• _WRITTEN INSTRUCTION_
Transcribe only the part of the material below that begins at the line containing "What matplotlib code" and ends at the line containing "traj_d_y = [1.57, 1.28, 1.14, 0.99]", with both kept and images left out.

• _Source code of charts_
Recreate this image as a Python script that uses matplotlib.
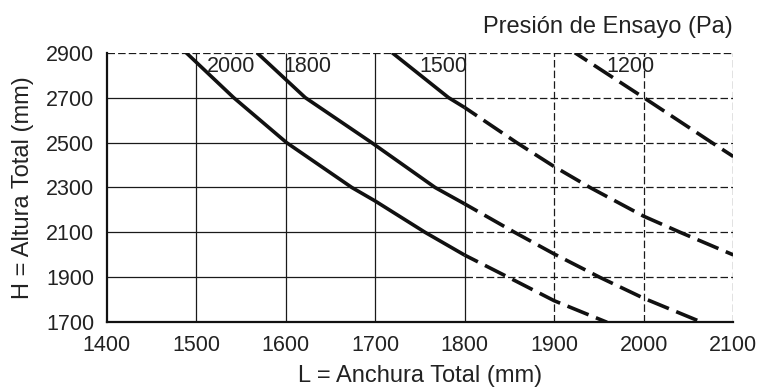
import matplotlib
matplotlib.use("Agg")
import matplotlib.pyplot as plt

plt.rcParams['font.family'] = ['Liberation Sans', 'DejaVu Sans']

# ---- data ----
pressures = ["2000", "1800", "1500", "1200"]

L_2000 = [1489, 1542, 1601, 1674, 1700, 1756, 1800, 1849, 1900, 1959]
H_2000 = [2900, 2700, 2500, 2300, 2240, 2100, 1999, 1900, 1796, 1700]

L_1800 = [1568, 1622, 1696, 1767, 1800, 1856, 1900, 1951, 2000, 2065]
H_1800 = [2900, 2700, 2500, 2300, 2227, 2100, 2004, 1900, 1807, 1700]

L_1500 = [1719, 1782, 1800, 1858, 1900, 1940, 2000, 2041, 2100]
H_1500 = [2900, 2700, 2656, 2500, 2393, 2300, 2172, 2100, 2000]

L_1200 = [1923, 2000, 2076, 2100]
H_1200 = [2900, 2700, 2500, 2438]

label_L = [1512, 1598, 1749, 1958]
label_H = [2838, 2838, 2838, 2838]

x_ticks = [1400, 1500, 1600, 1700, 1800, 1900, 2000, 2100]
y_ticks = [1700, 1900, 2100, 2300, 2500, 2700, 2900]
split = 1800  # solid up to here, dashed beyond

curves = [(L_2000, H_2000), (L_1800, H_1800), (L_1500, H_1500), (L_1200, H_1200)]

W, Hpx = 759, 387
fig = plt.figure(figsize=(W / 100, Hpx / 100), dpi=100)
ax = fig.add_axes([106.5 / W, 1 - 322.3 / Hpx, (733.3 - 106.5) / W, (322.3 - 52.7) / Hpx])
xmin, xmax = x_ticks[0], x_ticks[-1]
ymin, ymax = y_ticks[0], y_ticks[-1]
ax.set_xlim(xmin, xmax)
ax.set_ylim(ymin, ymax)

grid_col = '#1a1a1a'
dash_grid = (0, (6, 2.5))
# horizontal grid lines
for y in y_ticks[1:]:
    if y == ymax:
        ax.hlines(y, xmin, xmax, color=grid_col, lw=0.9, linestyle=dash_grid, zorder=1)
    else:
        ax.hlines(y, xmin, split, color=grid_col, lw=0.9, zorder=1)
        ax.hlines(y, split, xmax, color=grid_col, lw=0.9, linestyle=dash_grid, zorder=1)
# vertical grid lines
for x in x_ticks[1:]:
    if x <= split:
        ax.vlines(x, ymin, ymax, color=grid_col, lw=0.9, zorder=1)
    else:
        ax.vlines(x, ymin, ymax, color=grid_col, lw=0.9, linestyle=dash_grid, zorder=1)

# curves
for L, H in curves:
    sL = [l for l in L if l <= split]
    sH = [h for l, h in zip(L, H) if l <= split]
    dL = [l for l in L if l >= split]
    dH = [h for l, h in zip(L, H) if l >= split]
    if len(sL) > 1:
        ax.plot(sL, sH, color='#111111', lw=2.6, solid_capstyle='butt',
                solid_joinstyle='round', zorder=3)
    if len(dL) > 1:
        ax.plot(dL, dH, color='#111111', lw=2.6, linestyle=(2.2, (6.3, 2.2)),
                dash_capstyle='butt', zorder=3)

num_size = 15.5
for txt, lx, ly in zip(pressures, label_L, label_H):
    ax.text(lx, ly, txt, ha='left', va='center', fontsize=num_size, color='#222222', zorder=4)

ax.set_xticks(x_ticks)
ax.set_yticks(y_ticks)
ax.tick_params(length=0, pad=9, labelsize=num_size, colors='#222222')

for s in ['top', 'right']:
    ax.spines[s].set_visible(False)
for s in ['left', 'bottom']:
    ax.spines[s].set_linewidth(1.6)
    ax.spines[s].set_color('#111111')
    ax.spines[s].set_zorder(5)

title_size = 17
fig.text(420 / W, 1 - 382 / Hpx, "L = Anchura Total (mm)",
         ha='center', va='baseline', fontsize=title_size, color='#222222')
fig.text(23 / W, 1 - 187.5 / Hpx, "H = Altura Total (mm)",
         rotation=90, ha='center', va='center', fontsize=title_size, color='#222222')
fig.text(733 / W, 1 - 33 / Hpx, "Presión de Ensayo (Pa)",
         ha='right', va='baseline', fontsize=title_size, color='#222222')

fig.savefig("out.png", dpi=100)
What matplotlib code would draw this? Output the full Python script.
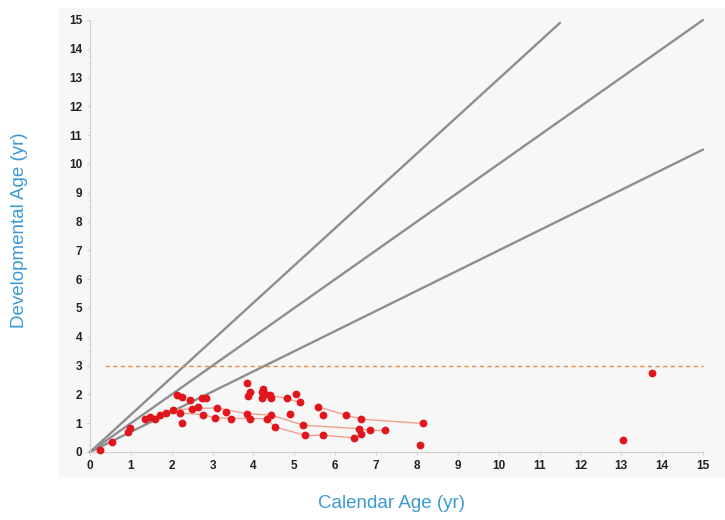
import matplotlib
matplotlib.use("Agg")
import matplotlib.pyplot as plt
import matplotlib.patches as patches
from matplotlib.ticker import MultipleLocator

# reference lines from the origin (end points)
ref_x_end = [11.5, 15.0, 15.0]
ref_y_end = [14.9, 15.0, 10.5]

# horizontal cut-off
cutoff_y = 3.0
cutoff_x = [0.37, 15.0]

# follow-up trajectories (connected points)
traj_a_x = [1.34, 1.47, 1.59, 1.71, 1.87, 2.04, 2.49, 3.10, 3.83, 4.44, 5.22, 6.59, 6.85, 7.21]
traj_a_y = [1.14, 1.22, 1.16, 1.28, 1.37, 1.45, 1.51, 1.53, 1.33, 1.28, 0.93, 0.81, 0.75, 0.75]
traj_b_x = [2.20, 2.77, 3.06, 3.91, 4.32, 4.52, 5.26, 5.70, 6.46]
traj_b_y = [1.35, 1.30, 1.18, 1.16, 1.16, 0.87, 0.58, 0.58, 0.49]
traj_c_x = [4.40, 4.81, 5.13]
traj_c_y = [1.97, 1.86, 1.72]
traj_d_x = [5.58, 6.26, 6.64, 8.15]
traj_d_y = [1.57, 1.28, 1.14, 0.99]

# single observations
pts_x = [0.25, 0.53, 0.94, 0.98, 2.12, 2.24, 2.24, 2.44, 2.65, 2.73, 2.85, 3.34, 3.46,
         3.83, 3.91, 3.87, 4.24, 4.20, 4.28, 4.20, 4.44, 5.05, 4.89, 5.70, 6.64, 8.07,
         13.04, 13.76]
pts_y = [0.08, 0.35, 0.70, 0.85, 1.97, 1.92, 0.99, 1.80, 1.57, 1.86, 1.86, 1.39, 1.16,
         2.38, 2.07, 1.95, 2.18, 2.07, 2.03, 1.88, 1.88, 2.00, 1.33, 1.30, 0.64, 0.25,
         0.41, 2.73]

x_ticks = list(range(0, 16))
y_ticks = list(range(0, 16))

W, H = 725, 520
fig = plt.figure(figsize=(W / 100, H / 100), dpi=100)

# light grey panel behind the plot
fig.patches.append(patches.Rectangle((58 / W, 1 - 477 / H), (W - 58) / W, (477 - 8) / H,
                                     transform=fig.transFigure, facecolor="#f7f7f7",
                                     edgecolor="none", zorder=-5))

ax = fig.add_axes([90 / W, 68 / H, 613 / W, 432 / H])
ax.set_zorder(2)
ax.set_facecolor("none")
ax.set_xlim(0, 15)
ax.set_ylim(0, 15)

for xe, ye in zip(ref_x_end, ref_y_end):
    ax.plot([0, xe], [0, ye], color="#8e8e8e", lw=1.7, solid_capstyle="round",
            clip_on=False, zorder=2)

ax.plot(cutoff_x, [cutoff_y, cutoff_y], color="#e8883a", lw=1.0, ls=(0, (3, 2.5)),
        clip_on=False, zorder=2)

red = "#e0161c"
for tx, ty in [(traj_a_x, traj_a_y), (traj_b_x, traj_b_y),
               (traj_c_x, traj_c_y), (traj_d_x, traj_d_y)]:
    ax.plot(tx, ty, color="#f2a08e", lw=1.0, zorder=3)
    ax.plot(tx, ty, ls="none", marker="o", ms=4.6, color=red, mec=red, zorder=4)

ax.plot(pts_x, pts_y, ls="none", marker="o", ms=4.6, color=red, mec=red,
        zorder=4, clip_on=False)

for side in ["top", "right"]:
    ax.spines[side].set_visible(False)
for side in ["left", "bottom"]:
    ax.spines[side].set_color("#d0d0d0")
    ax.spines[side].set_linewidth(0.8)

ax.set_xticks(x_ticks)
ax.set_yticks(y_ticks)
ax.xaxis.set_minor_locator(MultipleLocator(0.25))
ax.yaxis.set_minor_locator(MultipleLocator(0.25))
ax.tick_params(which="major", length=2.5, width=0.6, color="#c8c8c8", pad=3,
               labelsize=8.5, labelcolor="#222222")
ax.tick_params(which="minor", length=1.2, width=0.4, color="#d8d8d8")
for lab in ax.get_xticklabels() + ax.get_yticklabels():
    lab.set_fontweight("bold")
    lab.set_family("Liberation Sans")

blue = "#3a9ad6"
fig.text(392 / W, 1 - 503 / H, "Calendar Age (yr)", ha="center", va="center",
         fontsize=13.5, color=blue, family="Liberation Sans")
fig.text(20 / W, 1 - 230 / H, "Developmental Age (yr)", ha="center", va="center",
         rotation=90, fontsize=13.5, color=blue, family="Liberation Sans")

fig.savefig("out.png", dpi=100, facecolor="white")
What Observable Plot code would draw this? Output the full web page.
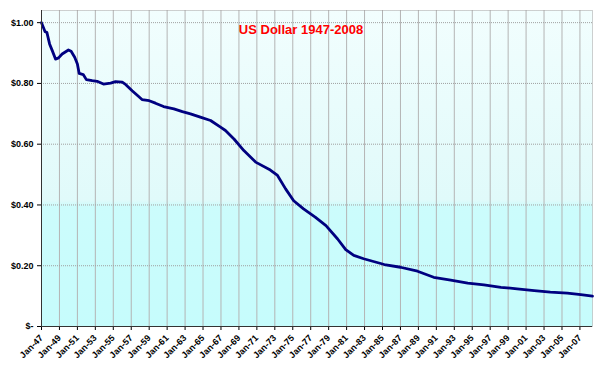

• _RESPONSE TO THE TASK_
What matplotlib code would draw this? Output the full Python script.
import matplotlib
matplotlib.use("Agg")
import matplotlib.pyplot as plt
import matplotlib.patches as patches
from matplotlib.ticker import MultipleLocator

# reference lines from the origin (end points)
ref_x_end = [11.5, 15.0, 15.0]
ref_y_end = [14.9, 15.0, 10.5]

# horizontal cut-off
cutoff_y = 3.0
cutoff_x = [0.37, 15.0]

# follow-up trajectories (connected points)
traj_a_x = [1.34, 1.47, 1.59, 1.71, 1.87, 2.04, 2.49, 3.10, 3.83, 4.44, 5.22, 6.59, 6.85, 7.21]
traj_a_y = [1.14, 1.22, 1.16, 1.28, 1.37, 1.45, 1.51, 1.53, 1.33, 1.28, 0.93, 0.81, 0.75, 0.75]
traj_b_x = [2.20, 2.77, 3.06, 3.91, 4.32, 4.52, 5.26, 5.70, 6.46]
traj_b_y = [1.35, 1.30, 1.18, 1.16, 1.16, 0.87, 0.58, 0.58, 0.49]
traj_c_x = [4.40, 4.81, 5.13]
traj_c_y = [1.97, 1.86, 1.72]
traj_d_x = [5.58, 6.26, 6.64, 8.15]
traj_d_y = [1.57, 1.28, 1.14, 0.99]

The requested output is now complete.